How many layers are there to the phrase I love you? I say I love you, or its abbreviated, ‘love u’ when getting off the phone with a family member, lover, or dear friend. At this particular phase in my life, I love you are words I say automatically, with little reflection.
There are times, however, when saying I love you can give us the same emotions as we might get before jumping off of a plane; hearing the response, “I love you too” is the parachute that catches us lest we make the tragic fall into humiliation.
I now have a better sense of this phrase, I love you and all that comes with it. On the one hand, it’s a phrase that a person says in hopes of having their expectations fulfilled, on the other hand, it’s a phrase that a person may offer generously, believing, “freely give, and freely you shall receive.”
I would like to talk about both: first, as a phrase with an often innocent, yet hidden agenda.
I’ve come to realize that the connotation of the phrase, I love you, when used in a romantic context, carries a lot of weight.
When two people are dating, a sense of affinity and fondness may develop that will prompt one or both people to say this infamous phrase. Some may utter the words impulsively, just wanting to get the sense of dread that may result from their beloved’s lack of desired response out of the way. Others may say it pensively, after days or even weeks of contemplating whether their affection is worth sharing verbally.
Either way, both sorts of people know that saying I love you, and everything that may follow, is opening a Pandora’s box. I love you, and its response, I love you, too has life-changing potential.
Telling someone I love you is a proposal, and its response, I love you too, is the acceptance of that proposal. The concession that two people love each other is a sort of unwritten contract.
This is because I love you is a verb. I love you is a collection of actions. If you love someone, you are telling them that you want to be around them, you want to care for them, you want to learn about them, you want to share experiences with them. It takes two people to love, and so in saying that you love someone, you are enlisting them to be the beloved. The reciprocated sentiment, I love you too, forms a commitment.

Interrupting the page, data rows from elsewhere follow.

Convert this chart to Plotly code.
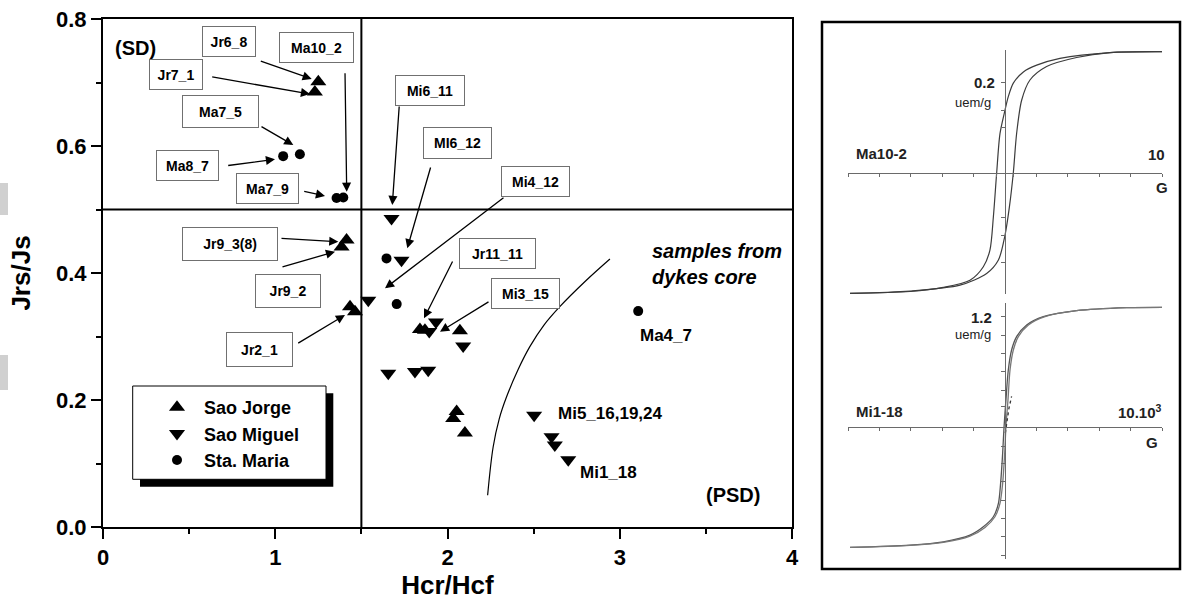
import plotly.graph_objects as go

W, H = 1182, 600

# ---------------- data ----------------
jorge_x = [1.250, 1.230, 1.414, 1.385, 1.434, 1.463, 1.840, 1.869, 2.072, 2.053, 2.033, 2.101]
jorge_y = [0.701, 0.685, 0.452, 0.441, 0.347, 0.339, 0.311, 0.310, 0.309, 0.182, 0.171, 0.148]

miguel_x = [1.675, 1.733, 1.540, 1.894, 1.933, 2.091, 1.656, 1.811, 1.888, 2.503, 2.604, 2.623, 2.701]
miguel_y = [0.486, 0.420, 0.357, 0.308, 0.323, 0.285, 0.242, 0.245, 0.247, 0.176, 0.142, 0.129, 0.106]

maria_x = [1.143, 1.046, 1.356, 1.395, 1.646, 1.705, 3.107]
maria_y = [0.587, 0.584, 0.518, 0.519, 0.423, 0.351, 0.340]

boundary_x = [2.233, 2.265, 2.300, 2.343, 2.410, 2.478, 2.560, 2.652, 2.800, 2.943]
boundary_y = [0.050, 0.126, 0.170, 0.205, 0.248, 0.284, 0.318, 0.347, 0.387, 0.422]

# hysteresis loop Ma10-2 (field x10^3 G, magnetisation uem/g)
ma_desc_h = [10.02, 6.69, 3.50, 2.02, 1.17, 0.53, 0.21, 0.00, -0.32, -0.53, -0.74, -0.96, -1.38, -2.23, -3.93, -6.05, -9.87]
ma_desc_m = [0.269, 0.267, 0.254, 0.239, 0.224, 0.199, 0.169, 0.139, 0.087, 0.000, -0.098, -0.172, -0.209, -0.239, -0.255, -0.264, -0.268]
ma_asc_h = [-9.87, -6.05, -2.87, -1.17, -0.42, 0.00, 0.28, 0.53, 0.74, 1.06, 1.59, 2.65, 4.56, 6.69, 10.02]
ma_asc_m = [-0.268, -0.263, -0.250, -0.224, -0.194, -0.139, -0.076, 0.000, 0.087, 0.161, 0.206, 0.236, 0.256, 0.267, 0.269]

# hysteresis loop Mi1-18
mi_desc_h = [10.02, 7.75, 4.56, 2.44, 1.38, 0.74, 0.42, 0.21, 0.06, -0.06, -0.15, -0.28, -0.42, -0.74, -1.38, -2.23, -3.93, -6.05, -9.87]
mi_desc_m = [1.302, 1.298, 1.265, 1.200, 1.109, 0.982, 0.836, 0.618, 0.291, 0.000, -0.291, -0.618, -0.836, -0.982, -1.091, -1.182, -1.255, -1.291, -1.316]
mi_asc_h = [-9.87, -6.05, -3.93, -2.23, -1.27, -0.64, -0.32, -0.15, -0.02, 0.06, 0.19, 0.32, 0.53, 0.85, 1.49, 2.55, 4.56, 7.75, 10.02]
mi_asc_m = [-1.316, -1.294, -1.262, -1.193, -1.098, -0.982, -0.836, -0.618, -0.291, 0.000, 0.291, 0.618, 0.836, 0.982, 1.109, 1.200, 1.265, 1.298, 1.302]
mi_init_h = [0.02, 0.12, 0.25, 0.42]
mi_init_m = [-0.07, 0.05, 0.20, 0.33]

x_ticks = [0, 1, 2, 3, 4]
y_ticks = [0.0, 0.2, 0.4, 0.6, 0.8]

legend_names = ["Sao Jorge", "Sao Miguel", "Sta. Maria"]

boxed_labels = ["Jr6_8", "Ma10_2", "Jr7_1", "Ma7_5", "Ma8_7", "Ma7_9", "Jr9_3(8)", "Jr9_2", "Jr2_1",
                "Mi6_11", "MI6_12", "Mi4_12", "Jr11_11", "Mi3_15"]

# ---------------- helpers (pixel -> paper) ----------------
def fx(px):
    return px / W

def fy(py):
    return 1 - py / H

def dx(px):
    return (px - 103) / 172.25

def dy(py):
    return (527 - py) / 635.0

FONT = "Liberation Sans"

fig = go.Figure()

fig.add_trace(go.Scatter(x=jorge_x, y=jorge_y, mode="markers", name=legend_names[0],
                         marker=dict(symbol="triangle-up", size=14, color="black"),
                         xaxis="x", yaxis="y", legendgroup="a"))
fig.add_trace(go.Scatter(x=miguel_x, y=miguel_y, mode="markers", name=legend_names[1],
                         marker=dict(symbol="triangle-down", size=14, color="black"),
                         xaxis="x", yaxis="y", legendgroup="b"))
fig.add_trace(go.Scatter(x=maria_x, y=maria_y, mode="markers", name=legend_names[2],
                         marker=dict(symbol="circle", size=10, color="black"),
                         xaxis="x", yaxis="y", legendgroup="c"))
fig.add_trace(go.Scatter(x=boundary_x, y=boundary_y, mode="lines", showlegend=False,
                         line=dict(color="black", width=1.2, shape="spline"), xaxis="x", yaxis="y"))

loopc = "#3c3c3c"
fig.add_trace(go.Scatter(x=ma_desc_h, y=ma_desc_m, mode="lines", showlegend=False,
                         line=dict(color=loopc, width=1.2, shape="spline", smoothing=0.8), xaxis="x2", yaxis="y2"))
fig.add_trace(go.Scatter(x=ma_asc_h, y=ma_asc_m, mode="lines", showlegend=False,
                         line=dict(color=loopc, width=1.2, shape="spline", smoothing=0.8), xaxis="x2", yaxis="y2"))
fig.add_trace(go.Scatter(x=mi_desc_h, y=mi_desc_m, mode="lines", showlegend=False,
                         line=dict(color="#555555", width=1.3, shape="spline", smoothing=0.8), xaxis="x3", yaxis="y3"))
fig.add_trace(go.Scatter(x=mi_asc_h, y=mi_asc_m, mode="lines", showlegend=False,
                         line=dict(color="#777777", width=1.3, shape="spline", smoothing=0.8), xaxis="x3", yaxis="y3"))
fig.add_trace(go.Scatter(x=mi_init_h, y=mi_init_m, mode="lines", showlegend=False,
                         line=dict(color="#333333", width=1.3, dash="dot"), xaxis="x3", yaxis="y3"))

tickfont = dict(family=FONT, size=22, color="black", weight="bold")
axis_common = dict(showline=True, linewidth=2, linecolor="black", mirror=True,
                   ticks="outside", ticklen=10, tickwidth=2, tickcolor="black",
                   showgrid=False, zeroline=False, tickfont=tickfont)

hyst_x = dict(anchor="free", domain=[fx(848), fx(1162)], range=[-10, 10],
              showline=True, linewidth=1, linecolor="#6a6a6a", showgrid=False, zeroline=False,
              ticks="outside", ticklen=3, tickwidth=1, tickcolor="#6a6a6a", showticklabels=False)

fig.update_layout(
    width=W, height=H,
    margin=dict(l=0, r=0, t=0, b=0),
    paper_bgcolor="white", plot_bgcolor="rgba(0,0,0,0)",
    xaxis=dict(domain=[fx(103), fx(792)], range=[0, 4], tickvals=x_ticks,
               minor=dict(dtick=0.5, ticklen=5, tickwidth=2, ticks="outside", tickcolor="black"),
               title=dict(text="Hcr/Hcf", font=dict(family=FONT, size=26, color="black", weight="bold"), standoff=7),
               anchor="y", automargin=False, **axis_common),
    yaxis=dict(domain=[fy(527), fy(19)], range=[0, 0.8], tickvals=y_ticks, tickformat=".1f",
               minor=dict(dtick=0.1, ticklen=5, tickwidth=2, ticks="outside", tickcolor="black"),
               title=dict(text="Jrs/Js", font=dict(family=FONT, size=26, color="black", weight="bold"), standoff=18),
               anchor="x", automargin=False, **axis_common),
    xaxis2=dict(position=fy(172.7), tickvals=[-10, -8, -6, -4, -2, -0.53, 0.53, 2, 4, 6, 8, 10], **hyst_x),
    yaxis2=dict(anchor="free", position=fx(1005), domain=[fy(294), fy(50)],
                range=[(172.7 - 294) / 450, (172.7 - 50) / 450],
                showline=True, linewidth=1, linecolor="#6a6a6a", showgrid=False, zeroline=False,
                ticks="outside", ticklen=4, tickwidth=1, tickcolor="#6a6a6a", showticklabels=False,
                tickvals=[-0.2, -0.139, -0.1, 0.1, 0.139, 0.2]),
    xaxis3=dict(position=fy(426.7), tickvals=[-10, -8, -6, -4, -2, 2, 4, 6, 8, 10], **hyst_x),
    yaxis3=dict(anchor="free", position=fx(1005), domain=[fy(559), fy(303)],
                range=[(426.7 - 559) / 91.7, (426.7 - 303) / 91.7],
                showline=True, linewidth=1, linecolor="#6a6a6a", showgrid=False, zeroline=False,
                ticks="outside", ticklen=4, tickwidth=1, tickcolor="#6a6a6a", showticklabels=False,
                tickvals=[-1.4, -1.2, -1.0, -0.8, -0.6, -0.4, -0.218, 0.218, 0.4, 0.6, 0.8, 1.0, 1.2]),
    showlegend=True,
    legend=dict(x=fx(150), y=fy(389), xanchor="left", yanchor="top",
                bgcolor="rgba(0,0,0,0)", borderwidth=0, itemwidth=44, tracegroupgap=0,
                font=dict(family=FONT, size=18, color="black", weight="bold")),
)

shapes = []
# legend shadow + box
shapes.append(dict(type="rect", xref="paper", yref="paper", x0=fx(140), x1=fx(333.3), y0=fy(486.7), y1=fy(393.3),
                   fillcolor="black", line=dict(width=0), layer="above"))
shapes.append(dict(type="rect", xref="paper", yref="paper", x0=fx(132.7), x1=fx(326), y0=fy(479.3), y1=fy(386),
                   fillcolor="white", line=dict(color="black", width=1), layer="above"))
# quadrant lines
shapes.append(dict(type="line", xref="x", yref="y", x0=1.5, x1=1.5, y0=0, y1=0.8, line=dict(color="black", width=2)))
shapes.append(dict(type="line", xref="x", yref="y", x0=0, x1=4, y0=0.5, y1=0.5, line=dict(color="black", width=2)))
# right panel frame
shapes.append(dict(type="rect", xref="paper", yref="paper", x0=fx(822), x1=fx(1180), y0=fy(569), y1=fy(22),
                   line=dict(color="black", width=2.5), fillcolor="rgba(0,0,0,0)"))
# faint grey blocks at left margin
shapes.append(dict(type="rect", xref="paper", yref="paper", x0=0, x1=fx(8), y0=fy(215), y1=fy(183),
                   fillcolor="#d0d0d0", line=dict(width=0)))
shapes.append(dict(type="rect", xref="paper", yref="paper", x0=0, x1=fx(8), y0=fy(390), y1=fy(355),
                   fillcolor="#d0d0d0", line=dict(width=0)))
fig.update_layout(shapes=shapes)

ann = []
# boxed labels: (text, center px x, center px y, width, height)
boxes = [
    (boxed_labels[0], 229.0, 41.3, 54, 31),
    (boxed_labels[1], 316.7, 47.0, 75, 31),
    (boxed_labels[2], 176.2, 74.7, 54, 31),
    (boxed_labels[3], 220.3, 111.7, 77, 33),
    (boxed_labels[4], 187.7, 165.0, 63, 31),
    (boxed_labels[5], 267.2, 188.7, 63, 31),
    (boxed_labels[6], 229.5, 243.7, 96, 34),
    (boxed_labels[7], 288.0, 291.2, 66, 34),
    (boxed_labels[8], 259.3, 349.2, 67, 35),
    (boxed_labels[9], 430.0, 90.5, 70, 31),
    (boxed_labels[10], 457.3, 143.2, 69, 32),
    (boxed_labels[11], 535.3, 181.2, 69, 31),
    (boxed_labels[12], 497.0, 253.8, 77, 31),
    (boxed_labels[13], 525.3, 293.3, 69, 31),
]
for t, cx, cy, bw, bh in boxes:
    ann.append(dict(text=t, xref="paper", yref="paper", x=fx(cx), y=fy(cy), xanchor="center", yanchor="middle",
                    showarrow=False, bgcolor="white", bordercolor="#707070", borderwidth=1, borderpad=0,
                    width=bw - 2, height=bh - 2,
                    font=dict(family=FONT, size=14, color="black", weight="bold")))

# arrows: (tail px x, tail px y, head px x, head px y)
arrows = [
    (259.3, 60.7, 311.7, 79.0),
    (210.7, 76.7, 310.0, 94.0),
    (345.0, 71.7, 346.7, 191.7),
    (260.0, 125.7, 293.3, 145.0),
    (226.7, 165.7, 275.0, 159.3),
    (302.7, 191.0, 325.0, 196.0),
    (280.0, 238.3, 338.3, 241.7),
    (281.0, 267.3, 335.0, 251.7),
    (296.7, 344.0, 345.0, 315.0),
    (399.3, 105.0, 392.3, 205.0),
    (431.0, 166.0, 407.3, 248.3),
    (505.0, 196.7, 385.0, 288.3),
    (453.3, 260.0, 424.0, 318.3),
    (490.0, 301.0, 440.0, 331.7),
]
for tx, ty, hx, hy in arrows:
    ann.append(dict(text="", x=dx(hx), y=dy(hy), ax=dx(tx), ay=dy(ty), xref="x", yref="y",
                    axref="x", ayref="y", showarrow=True, arrowhead=2, arrowsize=1.4, arrowwidth=1.3,
                    arrowcolor="black", standoff=0, startstandoff=0))

bold17 = dict(family=FONT, size=17, color="black", weight="bold")
ann.append(dict(text="(SD)", xref="paper", yref="paper", x=fx(113), y=fy(48), xanchor="left", yanchor="middle",
                showarrow=False, font=dict(family=FONT, size=20, color="black", weight="bold")))
ann.append(dict(text="(PSD)", xref="paper", yref="paper", x=fx(704), y=fy(495), xanchor="left", yanchor="middle",
                showarrow=False, font=dict(family=FONT, size=20, color="black", weight="bold")))
ann.append(dict(text="Ma4_7", xref="paper", yref="paper", x=fx(638), y=fy(335), xanchor="left", yanchor="middle",
                showarrow=False, font=bold17))
ann.append(dict(text="Mi5_16,19,24", xref="paper", yref="paper", x=fx(556), y=fy(413.5), xanchor="left", yanchor="middle",
                showarrow=False, font=bold17))
ann.append(dict(text="Mi1_18", xref="paper", yref="paper", x=fx(578), y=fy(472.5), xanchor="left", yanchor="middle",
                showarrow=False, font=bold17))
ann.append(dict(text="samples from<br>dykes core", xref="paper", yref="paper", x=fx(650), y=fy(264), xanchor="left",
                yanchor="middle", align="left", showarrow=False,
                font=dict(family=FONT, size=20, color="black", weight="bold", style="italic")))

# right panel texts
rp_bold = dict(family=FONT, size=15, color="#222222", weight="bold")
rp_reg = dict(family=FONT, size=13, color="#222222")
ann += [
    dict(text="0.2", x=fx(997), y=fy(83), xanchor="right", yanchor="middle", font=rp_bold),
    dict(text="uem/g", x=fx(993), y=fy(102), xanchor="right", yanchor="middle", font=rp_reg),
    dict(text="Ma10-2", x=fx(854), y=fy(154), xanchor="left", yanchor="middle", font=rp_bold),
    dict(text="10", x=fx(1167), y=fy(155), xanchor="right", yanchor="middle", font=rp_bold),
    dict(text="G", x=fx(1162), y=fy(187), xanchor="center", yanchor="middle", font=rp_bold),
    dict(text="1.2", x=fx(994), y=fy(317), xanchor="right", yanchor="middle", font=rp_bold),
    dict(text="uem/g", x=fx(993), y=fy(334), xanchor="right", yanchor="middle", font=rp_reg),
    dict(text="Mi1-18", x=fx(854), y=fy(411), xanchor="left", yanchor="middle", font=rp_bold),
    dict(text="10.10<sup>3</sup>", x=fx(1164), y=fy(411), xanchor="right", yanchor="middle", font=rp_bold),
    dict(text="G", x=fx(1152), y=fy(442), xanchor="center", yanchor="middle", font=rp_bold),
]
for a in ann[-10:]:
    a.update(xref="paper", yref="paper", showarrow=False)

fig.update_layout(annotations=ann)
fig.write_html("out.html", config={"displayModeBar": False},
               post_script="document.body.style.margin='0px';document.body.style.padding='0px';")
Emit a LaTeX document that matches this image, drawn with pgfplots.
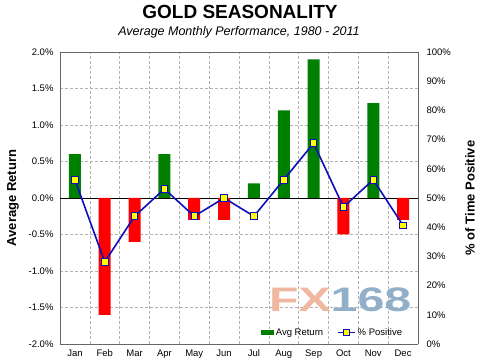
\documentclass[border=0pt]{standalone}
\usepackage{pgfplots}
\pgfplotsset{compat=1.18}
\usepackage{fontspec}
\setmainfont{Liberation Sans}
\definecolor{bargreen}{RGB}{0,128,0}
\definecolor{barred}{RGB}{255,0,0}
\definecolor{linblue}{RGB}{15,15,185}
\definecolor{mkyellow}{RGB}{255,255,0}
\definecolor{fxsalmon}{RGB}{240,184,160}
\definecolor{fxblue}{RGB}{145,175,200}
\begin{document}
\begin{tikzpicture}
\path[use as bounding box] (0pt,0pt) rectangle (485pt,363pt);
\node[font=\fontsize{19}{19}\selectfont\bfseries] at (240pt,351pt) {GOLD SEASONALITY};
\node[font=\fontsize{12.5}{13}\selectfont\itshape] at (239pt,331pt) {Average Monthly Performance, 1980 - 2011};
\begin{axis}[
  at={(60pt,19pt)}, anchor=south west,
  scale only axis, width=358pt, height=292pt,
  xmin=0.5, xmax=12.5, ymin=-2, ymax=2,
  axis y line*=left,
  xtick={1,...,12},
  xticklabels={Jan,Feb,Mar,Apr,May,Jun,Jul,Aug,Sep,Oct,Nov,Dec},
  minor xtick={1.5,2.5,...,11.5},
  xmajorgrids=false, xminorgrids=true,
  major tick length=0pt, minor tick length=0pt,
  ytick={-2,-1.5,...,2},
  yticklabels={-2.0\%,-1.5\%,-1.0\%,-0.5\%,0.0\%,0.5\%,1.0\%,1.5\%,2.0\%},
  ymajorgrids=true,
  grid style={gray!60, densely dashed, line width=0.4pt},
  minor grid style={gray!60, densely dashed, line width=0.4pt},
  axis line style={gray!80!black, line width=0.8pt},
  tick label style={font=\fontsize{9.5}{10}\selectfont},
  xticklabel style={yshift=-2pt},
  yticklabel style={xshift=-3pt},
  ylabel={Average Return},
  ylabel style={font=\fontsize{13}{13}\selectfont\bfseries, at={(axis description cs:-0.131,0.5)}, anchor=center},
  extra y ticks={0}, extra y tick labels={},
  extra y tick style={grid=major, major grid style={black, solid, line width=0.7pt}},
  legend style={draw=none, fill=none, font=\fontsize{9.5}{10}\selectfont, legend columns=2,
    at={(rel axis cs:0.97,0.01)}, anchor=south east,
    /tikz/every even column/.append style={column sep=12pt}},
  legend image code/.code={\draw[fill=bargreen, draw=none] (0pt,-2.5pt) rectangle (13pt,2.5pt);},
]
\addplot[ybar, bar width=12pt, fill=bargreen, draw=none] coordinates {(1,0.6) (4,0.6) (7,0.2) (8,1.2) (9,1.9) (11,1.3)};
\addlegendentry{Avg Return}
\addplot[ybar, bar width=12pt, fill=barred, draw=none, forget plot] coordinates {(2,-1.6) (3,-0.6) (5,-0.3) (6,-0.3) (10,-0.5) (12,-0.3)};
\node[anchor=center, font=\fontsize{34}{34}\selectfont\bfseries, xscale=1.42] at (axis cs:9.89,-1.40) {\textcolor{fxsalmon}{FX}\textcolor{fxblue}{168}};
\addlegendimage{linblue, legend image code/.code={\draw[linblue, line width=1.5pt] (0pt,0pt) -- (17pt,0pt); \draw[fill=mkyellow, draw=linblue, line width=0.8pt] (5pt,-3pt) rectangle (11pt,3pt);}}
\addlegendentry{\% Positive}
\end{axis}
\begin{axis}[
  at={(60pt,19pt)}, anchor=south west,
  scale only axis, width=358pt, height=292pt,
  xmin=0.5, xmax=12.5, ymin=0, ymax=100,
  axis y line*=right, axis x line=none,
  ytick={0,10,...,100},
  yticklabels={0\%,10\%,20\%,30\%,40\%,50\%,60\%,70\%,80\%,90\%,100\%},
  major tick length=0pt,
  axis line style={gray!80!black, line width=0.8pt},
  tick label style={font=\fontsize{9.5}{10}\selectfont},
  yticklabel style={xshift=5pt},
  ylabel={\% of Time Positive},
  ylabel style={font=\fontsize{13}{13}\selectfont\bfseries, at={(axis description cs:1.145,0.5)}, anchor=center},
  clip=false,
]
\addplot[linblue, line width=1.6pt, mark=square*, mark options={fill=mkyellow, draw=linblue, line width=0.9pt, solid}, mark size=3.3pt]
coordinates {(1,56.25) (2,28.1) (3,43.75) (4,53.1) (5,43.75) (6,50) (7,43.75) (8,56.25) (9,68.75) (10,46.9) (11,56.25) (12,40.6)};
\end{axis}
\end{tikzpicture}
\end{document}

We place all of the weight on the phrase “Will you marry me?” but, the truth is, marrying someone is simply one of many ways to commemorate a commitment to loving another person.
This being said, loving someone, at least in this context, makes the beloved partially responsible for the happiness of the one who loves them.
Does this mean that romantic love, in many ways, can be conditional? Perhaps. Perhaps conditions and commitment have been conflated. Perhaps it’s not so much that people are afraid of commitment, but they are afraid of conditions, and they are afraid of being responsible for someone else’s heart.
So, that leads us to the I love you that says, “freely give, and freely you shall receive.”
How many of us have said, ‘I love you’, agape, to a person for whom we also feel ‘I love you’, eros? Based on the pain and heartbreak that permeates our society, I daresay, not very many.
So many of us are faint of heart because we’ve experienced love that wasn’t true, or that was fickle or conditional. But there is a love that exists that can heal us. It is a love that says:
I love you, body, mind, and soul.
I love you for who are.
I love you wherever you go, and for however long you go there.
I love you regardless of who you become.
I love you even if you are not available on my terms and in my time.
I love you even if you Iove another besides me.
I just love you.
I have been working on discovering such a love for several years. The journey to this love has revealed all of the unhealed past hurts that I still harbor, and fragile insecurities that impede my ability to love fully and freely. I so desire to find this sort of love because I have experience the pain of perilous love. I know what it is to have love taken away because I did not be or act as the ones who loved me wanted to be or act. I know what it is to feel hesitant to express my true spirit because I knew that would mean losing the love to which I was accustomed.
I don’t want to love in this way. I believe that love can be an outpouring, something that never runs dry, no matter the sands and rocks it must traverse. I believe love can exist without contracts or promise. I believe that a love without weight is possible.